Why "interface" and why the HASTAC conference? As David Liu reminded me, in medieval times things like "human" and "lake" had essential essences - the world was fundamentally unchanging, and the job of the scholastics was to in an Aristotelian fashion to sort these essential attributes out. Raymond Lull's wheels that showed the "eternal attributes" of God in a mechanical fashion is a perfect example of this. Yet things did change in medieval times, just not at such speed that a single human noticed it over the course of their lifetime, and so the appearance of things being composed of individual discrete objects with eternal attributes remained with us. The true revolution of the digital age has nothing to do with silicon per se, but has been that before our very eyes, all the categories that we had assumed would be relatively unchanging, have changed dramatically within the course of the last few years - and thus the popularity of the posthuman, the assemblage, the cyborg. HASTAC and the Interface Seminar are precisely these attempts to, as a friend put it once, to "catch our concepts back up to our technology."

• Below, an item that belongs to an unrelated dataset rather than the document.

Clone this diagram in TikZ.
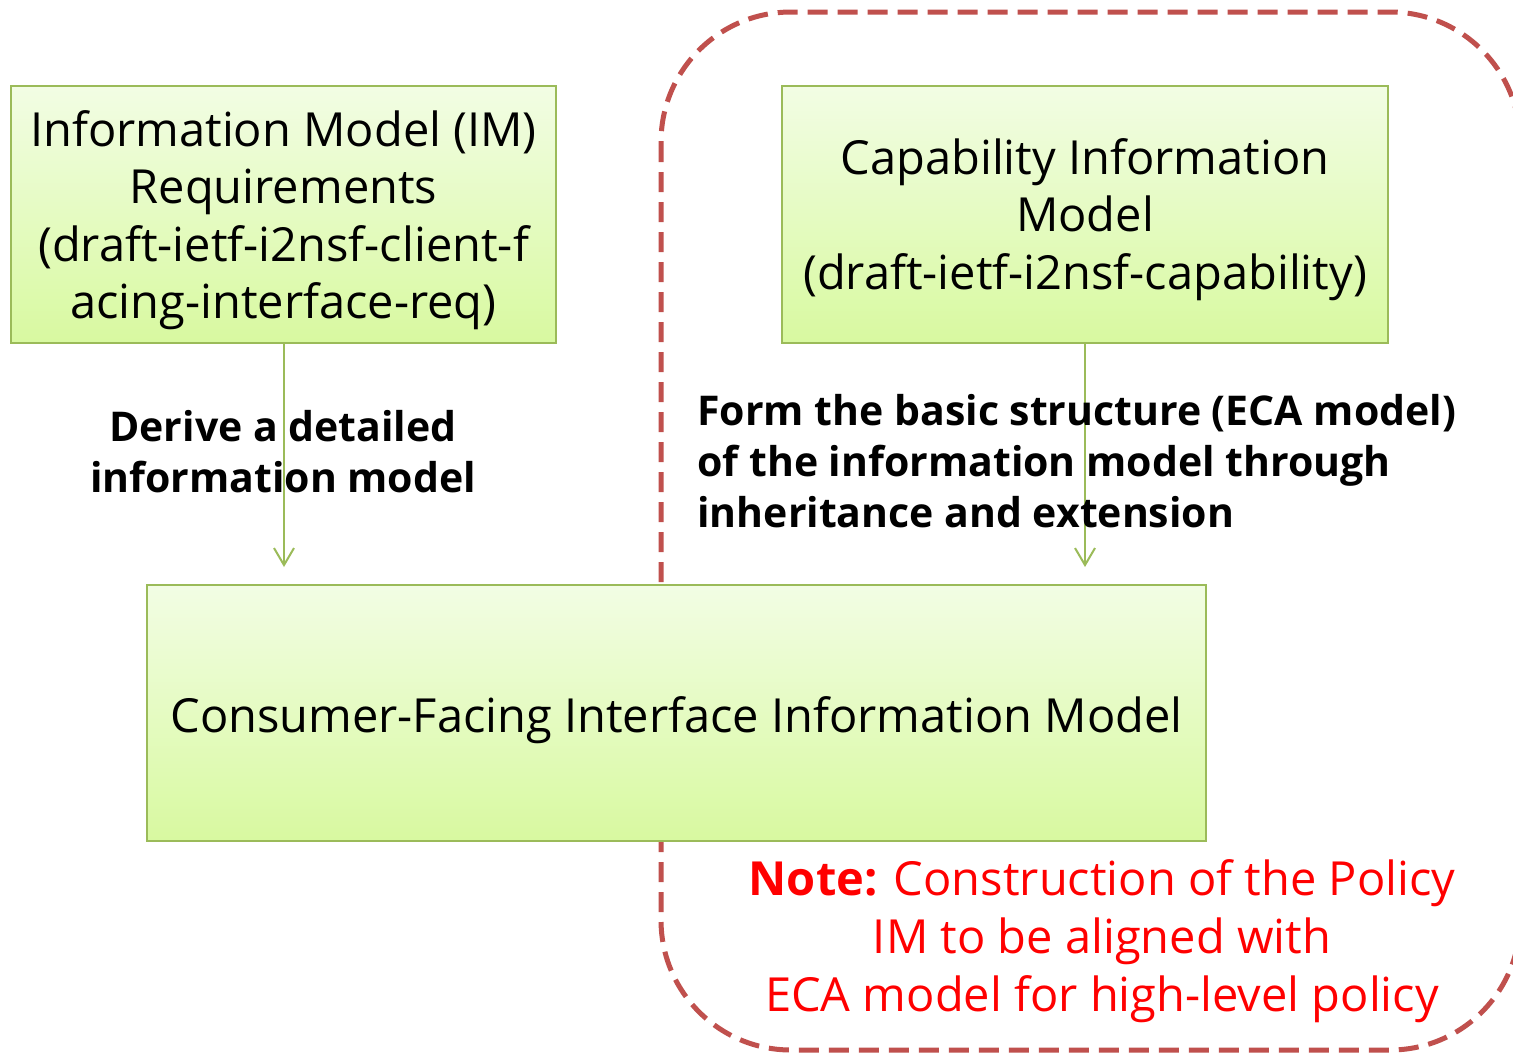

How do we understand these changes? Precisely why did they happen, and why now? On the edges of our discussions there kept coming up a few names like Douglas Engelbart and Alan Kay. As a computer scientist by training, I have always been surprised by the sheer lack of history of computer science - in essence, one is taught the main ideas ahistorically and then a set of skills (like programming) with a mode of thought. With new media, this lack of history is even more obvious, being implicated in the term "new" in "New Media." One powerful method to understand anything that claims to be ahistorical is to understand its history, in this case the material forces that gave birth to the immaterial age. I read as much as I could get my hands on, but with a few exceptions (like Waldrop's excellent "Dream Machines"), almost all the books on the birth of the computer revolution were relatively light reading, leaving one strangely unfulfilled, and never drawing up into the present day.
The only solution was to go on across the country, video-camera in hand, to record the voices of many of the engineers that brought us the digital age, so they could speak in their own words to participants at the HASTAC conference. There is little alternative but video interviews for many of these little-known engineers that created the digital world that we all take for granted: They were so busy actually helping conceptualize and build revolutionary technologies that they did not even have time to write their thoughts down in papers or books. Rather surprisingly, almost all of them did manage to take the time to respond to my rather out of the blue e-mails, and to take out often hours of their time for interviews in their offices and homes. From this overview, a few key institutions, in partular industrial research labs like Xerox PARC and Licklider's "Galactic Network" of early academic computer science labs, came to the light as supernovas of innovation. These supernovas all shared some of the same characteristics: large amounts of funding, small groups of creative works, and minimal bureaucratic control yet bound together tightly by a common vision of human-machine symbiosis. The interviews range widely, from the past to the present day, including interviews with Bob Fano, who both worked as an information theorist and directed Project MAC at MIT to create some of the first interactive computers, to Tim Berners-Lee, the inventor of the World Wide Web and now director of the World Wide Consortium. These interviews, along with images and excerpts from their seminal papers and patents, will be displayed in the Studio for the HASTAC conference. We also have videos of some of the original demonstrations, such as Douglas Engelbart's demonstration in 1968 that featured everything from the mouse to real-time networked collaboration, to demonstrations of Xerox's Alto computer, the first recognizable personal computer.
Those at the HASTAC conference can also hear first-hand the the keynote speaker John Seely Brown, former director of Xerox PARC and author of the seminal "The Social Life of Information," give his own story. In fact, while much that has come out of Xerox PARC, ranging from Ethernet to laser-printing, is so widespread as to become normal, many of Brown's ideas, such as ubiquitous computing, are just now being realized. Furthermore, since much of the seminal research happened at industrial research lab, we combined Tim Lenoir's work on patents with Rachael Brady's work on visualization to allow us to visually map out networks of patents in three-dimensions, so that one can trace lines directly from Microsoft to Xerox to Douglas Engelbart's Augmentation Research Center at Stanford Research Institute. Even after exploring the data quite a bit, even I discovered a few strange connections, such as the links between Xerox, Terry Winograd, and a little-known business consultant firm called Action Technologies. Indeed, it is precisely by discovering and understanding these strange connections that we historicize and so they become less strange, and begin to understand, what is "new" about new media as well as the preconditions and flow of ideas that created this digital world.
While our traditional ontologies may be in process of full-scale collapse, history no more ended with the advent of digital computing than it did with the fall of the Soviet Union. In eras of reaction, as Jameson reminds us trenchantly in his analysis of science fiction, our utopian desires flee from the political into cultural forms, a cultural imaginary that is both strangely profound and strangely irrelevant, as it guides our future possibilities. Now, these utopian desires have been transferred into technology, as Mark McCahill of Gopher fame (now at Duke) reveals when he says that his interest in 3-d began after reading "Snow Crash." Speaking of McCahill, with David Smith and Julian Lombardi he'll be giving an OpenCroquet demonstration, a cutting-edge virtual reality collaborative platform built with the help of Alan Kay, at HASTAC as well. With the Web 2.0, these technologies are beginning to profoundly democratize, and as the recent use of Myspace and Youtube demonstrate, the feedback loops between technological and political forms is growing ever more powerful. There is no better time for the humanities, and I hope our demonstrations and interviews reveals some light into why our interfaces, both with each other and the world around us, are becoming more and more fluid and important.